Staff, Students and the General Public are invited to attend the Henry Cohen History of Medicine lecture 2025 entitled “Can History Help Solve the Mental Health Crisis? Five Insights from the Past” with speaker Professor Matt Smith from the University of Strathclyde.
Rates of mental illness are rising, waiting lists are lengthy and recent BBC programmes have revealed scandalous conditions and abuse at psychiatric facilities. Apart from demanding more funds to support an ineffective mental health system, few solutions have been suggested. What if we’re looking in the wrong place? History provides examples of preventive approaches to mental health, ranging from the role of diet and nature in preserving good mental health to acknowledging the detrimental effect of socioeconomic problems. Past societies also accepted that there were many different ways of being ‘normal’. Most solutions, historic and present, have required investment. What are we willing to pay?
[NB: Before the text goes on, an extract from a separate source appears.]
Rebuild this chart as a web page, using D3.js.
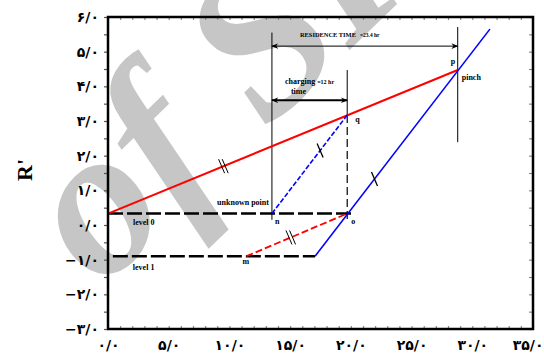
<!DOCTYPE html>
<html>
<head>
<meta charset="utf-8">
<script src="https://cdn.jsdelivr.net/npm/d3@7"></script>
<style>
  html, body { margin: 0; padding: 0; background: #fff; }
</style>
</head>
<body>
<div id="chart"></div>
<script>
// axis ticks (persian labels)
const xTickValues = [0, 5, 10, 15, 20, 25, 30, 35];
const xTickLabels = ["۰/۰", "۵/۰", "۱۰/۰", "۱۵/۰", "۲۰/۰", "۲۵/۰", "۳۰/۰", "۳۵/۰"];
const yTickValues = [-3, -2, -1, 0, 1, 2, 3, 4, 5, 6];
const yTickLabels = ["−۳/۰", "−۲/۰", "−۱/۰", "۰/۰", "۱/۰", "۲/۰", "۳/۰", "۴/۰", "۵/۰", "۶/۰"];
const yTitle = "R'";

// composite lines (time, R')
const hotX = [0, 28.8];
const hotY = [0.33, 4.47];
const coldX = [17.05, 31.45];
const coldY = [-0.9, 5.65];
const coldShiftX = [13.5, 19.7];
const coldShiftY = [0.33, 3.17];
const hotShiftX = [11.4, 19.7];
const hotShiftY = [-0.9, 0.33];

// levels
const levelNames = ["level 0", "level 1"];
const levelValues = [0.33, -0.9];
const levelFrom = [0, 0.4];
const levelTo = [20.3, 17.05];

// vertical guides
const guideX = [13.5, 19.7, 28.8];
const guideTop = [5.55, 4.47, 5.71];
const guideBottom = [0.15, 0.15, 2.39];

// time spans
const spanNames = ["RESIDENCE TIME", "charging"];
const spanValues = ["=23.4 hr", "=12 hr"];
const spanFrom = [13.5, 13.5];
const spanTo = [28.8, 19.7];
const spanLevel = [5.16, 3.6];

// named points
const pointNames = ["p", "q", "n", "o", "m"];
const pointX = [28.8, 19.7, 13.5, 19.7, 11.4];
const pointY = [4.47, 3.17, 0.33, 0.33, -0.9];

const width = 544, height = 358;
const margin = { top: 17, right: 11, bottom: 29, left: 108 };
const colors = { hot: "#ff0000", cold: "#0000ff", ink: "#000", tick: "#8a8a8a", mark: "#c6c6c6" };
const smallFont = "Liberation Serif";

const svg = d3.select("#chart").append("svg")
  .attr("width", width).attr("height", height)
  .style("display", "block");
svg.append("rect").attr("width", width).attr("height", height).attr("fill", "#fff");

const x = d3.scaleLinear().domain(d3.extent(xTickValues)).range([margin.left, width - margin.right]);
const y = d3.scaleLinear().domain(d3.extent(yTickValues)).range([height - margin.bottom, margin.top]);

// watermark
svg.append("text")
  .attr("transform", "translate(101,290) rotate(-44)")
  .attr("font-family", "Liberation Serif").attr("font-style", "italic").attr("font-weight", "bold")
  .attr("font-size", 212).attr("fill", colors.mark)
  .text("of SID");

// axes
const yAxis = d3.axisLeft(y)
  .tickValues(d3.range(-3, 6.001, 0.5))
  .tickSizeInner(4).tickSizeOuter(0).tickPadding(5)
  .tickFormat(d => Number.isInteger(d) ? yTickLabels[yTickValues.indexOf(d)] : "");
const xAxis = d3.axisBottom(x)
  .tickValues(d3.range(0, 35.001, 1))
  .tickSizeInner(-3).tickSizeOuter(0).tickPadding(11)
  .tickFormat(d => xTickValues.includes(d) ? xTickLabels[xTickValues.indexOf(d)] : "");
const topAxis = d3.axisTop(x).tickValues(d3.range(0, 35.001, 1)).tickSizeInner(-3).tickSizeOuter(0).tickFormat("");
const rightAxis = d3.axisRight(y).tickValues(d3.range(-3, 6.001, 0.5)).tickSizeInner(-4).tickSizeOuter(0).tickFormat("");

svg.append("g").attr("class", "yAxis").attr("transform", `translate(${margin.left},0)`).call(yAxis);
svg.append("g").attr("class", "xAxis").attr("transform", `translate(0,${height - margin.bottom})`).call(xAxis);
svg.append("g").attr("class", "topAxis").attr("transform", `translate(0,${margin.top})`).call(topAxis);
svg.append("g").attr("class", "rightAxis").attr("transform", `translate(${width - margin.right},0)`).call(rightAxis);

svg.selectAll(".domain").remove();
svg.selectAll(".tick line").attr("stroke", colors.tick).attr("stroke-width", 1.2);
svg.selectAll(".yAxis .tick line").attr("stroke", "#555");
svg.selectAll(".xAxis text, .yAxis text")
  .attr("font-family", "DejaVu Sans").attr("font-weight", "bold")
  .attr("font-size", 14).attr("fill", colors.ink);
// last x label would run past the edge: pull it in like the original
svg.selectAll(".xAxis .tick text").filter(d => d === 35).attr("text-anchor", "end").attr("dx", 10);

svg.append("text")
  .attr("transform", `translate(32,170) rotate(-90)`)
  .attr("text-anchor", "middle")
  .attr("font-family", "Liberation Serif").attr("font-weight", "bold").attr("font-size", 22)
  .text(yTitle);

// helpers
const line = d3.line().x(d => x(d[0])).y(d => y(d[1]));
function drawSeries(xs, ys, color, w, dash) {
  const p = svg.append("path").datum(xs.map((d, i) => [d, ys[i]]))
    .attr("d", line).attr("fill", "none")
    .attr("stroke", color).attr("stroke-width", w);
  if (dash) p.attr("stroke-dasharray", dash);
  return p;
}
function along(xs, ys, t) {
  return [x(xs[0] + (xs[1] - xs[0]) * t), y(ys[0] + (ys[1] - ys[0]) * t)];
}
function tickMark(xs, ys, t, double) {
  const [cx, cy] = along(xs, ys, t);
  const offs = double ? [-1.8, 1.8] : [0];
  offs.forEach(o => {
    svg.append("line")
      .attr("x1", cx + o - 3).attr("y1", cy - 7)
      .attr("x2", cx + o + 3).attr("y2", cy + 7)
      .attr("stroke", colors.ink).attr("stroke-width", double ? 1 : 1.3);
  });
}
function label(px, py, str, size, anchor) {
  return svg.append("text")
    .attr("x", px).attr("y", py)
    .attr("text-anchor", anchor || "start")
    .attr("font-family", smallFont).attr("font-weight", "bold").attr("font-size", size || 8)
    .text(str);
}

// level lines
levelNames.forEach((name, i) => {
  drawSeries([levelFrom[i], levelTo[i]], [levelValues[i], levelValues[i]], colors.ink, 2.4, "15,4");
  label(x(levelFrom[i]) + 25 - (i ? 5 : 0), y(levelValues[i]) + (i ? 14 : 11), name);
});

// vertical guides
guideX.forEach((gx, i) => {
  if (i === 1) {
    svg.append("line").attr("x1", x(gx)).attr("x2", x(gx))
      .attr("y1", y(guideTop[i])).attr("y2", y(pointY[1]))
      .attr("stroke", colors.ink).attr("stroke-width", 1);
    svg.append("line").attr("x1", x(gx)).attr("x2", x(gx))
      .attr("y1", y(pointY[1])).attr("y2", y(guideBottom[i]))
      .attr("stroke", colors.ink).attr("stroke-width", 1.2).attr("stroke-dasharray", "8,4");
  } else {
    svg.append("line").attr("x1", x(gx)).attr("x2", x(gx))
      .attr("y1", y(guideTop[i])).attr("y2", y(guideBottom[i]))
      .attr("stroke", colors.ink).attr("stroke-width", 1);
  }
});

// arrows
const defs = svg.append("defs");
defs.append("marker").attr("id", "arrow")
  .attr("viewBox", "0 0 10 10").attr("refX", 9).attr("refY", 5)
  .attr("markerWidth", 7).attr("markerHeight", 7)
  .attr("markerUnits", "userSpaceOnUse").attr("orient", "auto-start-reverse")
  .append("path").attr("d", "M0,1 L10,5 L0,9 L3,5 Z").attr("fill", colors.ink);

spanNames.forEach((name, i) => {
  svg.append("line")
    .attr("x1", x(spanFrom[i])).attr("x2", x(spanTo[i]))
    .attr("y1", y(spanLevel[i])).attr("y2", y(spanLevel[i]))
    .attr("stroke", colors.ink).attr("stroke-width", i ? 2 : 1)
    .attr("marker-start", "url(#arrow)").attr("marker-end", "url(#arrow)");
});
// span captions
label(x(spanFrom[0]) + 28, y(spanLevel[0]) - 9, spanNames[0], 6)
  .attr("textLength", 56).attr("lengthAdjust", "spacingAndGlyphs");
label(x(spanFrom[0]) + 88, y(spanLevel[0]) - 9, spanValues[0], 5.5);
const cap2 = label(x(spanFrom[1]) + 13, y(spanLevel[1]) - 16, null, 8);
cap2.append("tspan").text(spanNames[1] + " ");
cap2.append("tspan").attr("font-size", 6).text(spanValues[1]);
label(x(spanFrom[1]) + 19, y(spanLevel[1]) - 6, "time");

// composite lines
drawSeries(hotX, hotY, colors.hot, 2);
drawSeries(coldX, coldY, colors.cold, 1.6);
drawSeries(coldShiftX, coldShiftY, colors.cold, 1.6, "5,2");
drawSeries(hotShiftX, hotShiftY, colors.hot, 1.8, "7,3");

tickMark(hotX, hotY, 0.33, true);
tickMark(hotShiftX, hotShiftY, 0.44, true);
tickMark(coldShiftX, coldShiftY, 0.64, false);
tickMark(coldX, coldY, 0.34, false);

// point labels
const labelOffsets = [[-7, -6], [8, 7], [3, 10], [4, 10], [-4, 8]];
pointNames.forEach((name, i) => {
  label(x(pointX[i]) + labelOffsets[i][0], y(pointY[i]) + labelOffsets[i][1], name);
});
label(x(pointX[0]) + 4, y(pointY[0]) + 10, "pinch");
label(x(pointX[2]) - 3, y(pointY[2]) - 9, "unknown point", 8, "end");

// frame
svg.append("rect")
  .attr("x", x(0)).attr("y", y(6))
  .attr("width", x(35) - x(0)).attr("height", y(-3) - y(6))
  .attr("fill", "none").attr("stroke", colors.ink).attr("stroke-width", 2.5);
</script>
</body>
</html>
Matthew Smith is Professor of Health History at the University of Strathclyde’s Centre for the Social History of Health and Healthcare, where he is also one of the University’s co-leads for the strategic theme: Health and Wellbeing. His books, include The First Resort: The History of Social Psychiatry in the United States and Hyperactive: The Controversial History of ADHD. He is co-editor of three edited volumes, including Preventing Mental Illness: Past, Present and Future and Deinstitutionalisation and After: Post-War Psychiatry in the Western World. Matthew is a BBC/AHRC New Generation Thinker and co-edits the Palgrave book series ‘Mental Health in Historical Perspective’.
The event takes place on Thursday, 22 May at 17:30 at the Liverpool Medical Institution, followed by an informal drinks reception at 18:30-19:30.